В начале романа «Дар» Федор Константинович Годунов-Чердынцев, перечитывая за воображаемого рецензента свой первый поэтический сборник, снова восстанавливает во всей полноте и подробности те места и события, которые в редуцированном поэзией виде нашли отражение в стихах. Комментарий точнее и подробнее, чем стихи воссоздает мир детства героя. Стихотворный образ выступает только как часть, хотя, несомненно, часть – самая существенная, общей картины, хранящейся в памяти, прозаическое слово также не способно передать ее во всей полноте. Воскресение во всей полноте миров, редуцированных стихами,

Федор сравнивает со взглядом возвратившегося путешественника, который «видит в глазах у сироты не только улыбку ее матери, которую в юности знал, но еще аллею с желтым просветом в конце, и карий лист на скамейке, и все, все» /151,т.3,с. 11/. Полнота увиденной путешественником картины скрыта в фигуре умолчания – удвоенном «все», которое вмещает в себя целый мир, целую эпоху из прошлой жизни героя, не ограничиваясь одним конкретным, зримым образом. Мир воспоминания процессуален, динамичен, поэтому живописная зримость нуждается в динамическом словесном дополнении. А. Бергсон это переключение времен описывает таким образом: «… прошлое, актуализируясь в непрерывной прогрессии, стремится отвоевать свое утраченное влияние» /24,с.242/.

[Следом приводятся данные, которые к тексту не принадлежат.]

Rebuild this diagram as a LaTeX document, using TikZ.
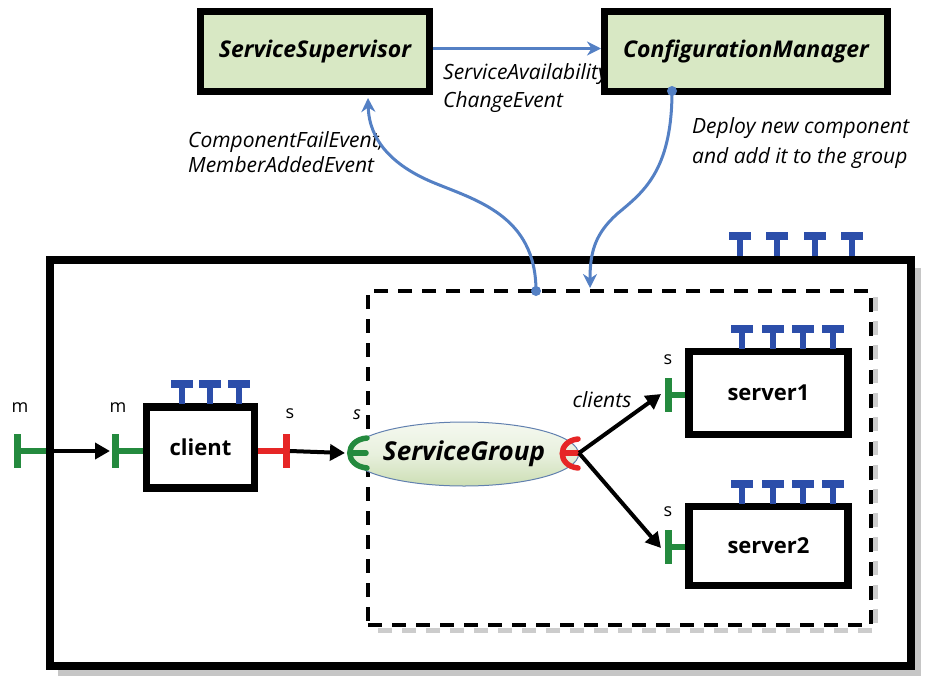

Погружение в мир сборника, связанное с приостановкой для героя течения внешнего времени (стрелки часов Годунова-Чердынцева «с недавних пор почему-то пошаливали, вдруг принимаясь двигаться против времени» /151,т.3,с.27/), перемещение из реальности настоящей в реальность детства, прошлого, теперь ставшую реальностью поэтической, в романе показано буквально: «Сборник открывался стихотворением «Пропавший мяч», – и начинал накрапывать дождик. Аллея на ночь возвратилась из парка, и выход затянулся мглой» /151,т.3,с. 11/. Дождь начался между тем и в мире настоящего и прозаического, но его герой заметит, только покинув мир сборника и закрыв книгу: «…пока он мечтал над своими стихами, шел по-видимому дождь» /151,т.3,с.27/. Внутренний мир сборника «Стихи» точно локализован в пространстве (Петербург, Лешино) и во времени («По четвергам старик приходит…»). Неточность измерения времени в мире внешнем (часы Федора, идущие «против времени») оттеняется правильностью организации хронотопа в мире вымышленном, извлеченном из памяти создателя и продолжающим развиваться в ее пределах. Часы Федора, оглядывающегося назад, ткущего из реальности памяти новую поэтическую реальность, ход времени оборачивают вспять, «двигаясь против времени». Так конкретная будничная деталь из реальности внешней (отстающие часы) обретает статус символа, материально и точно воссоздавая особенности течения времени для художника, живущего одновременно и в мире памяти, творчества и в мире внешнем, организованным линейным ходом времени.

Движение часов Федора против времени – буквализация метафоры, осуществленной в образе материально-конкретном, зримом, обнажение приема «исторической инверсии». В. По дорога, характеризуя опыт автобиографического письма на примере М. Пруста, подчеркивает, что «все время, насколько оно может быть отражено в языке, поступает в распоряжение автобиографического субъекта» /102,с.338/. В результате сам «акт автобиографического письма оказывается борьбой против времени внутри самого времени», а «событием оказывается не чистое переживание времени, а то, что переживается в пространстве языка» /102,с.338–339/. Время далекого прошлого, сосредоточенное во впечатлениях раннего детства мыслится Набоковым пространственно в категориях «начала пути», «подножия», «глубины». В романе «Bend Sinister» упоминается в высшей степени характерная для онтологии и метафизики В. Набокова шутка профессора Круга, прочитавшего однажды «задом наперед… лекцию о пространстве, желая узнать, прореагирует ли хоть один из студентов. Никто не прореагировал…» /152,т. 1,с.224/. Данное событие не столько демонстрирует невежественность студентов, сколько обнажает феномен обратимости времени-пространства в художественном космосе В. Набокова.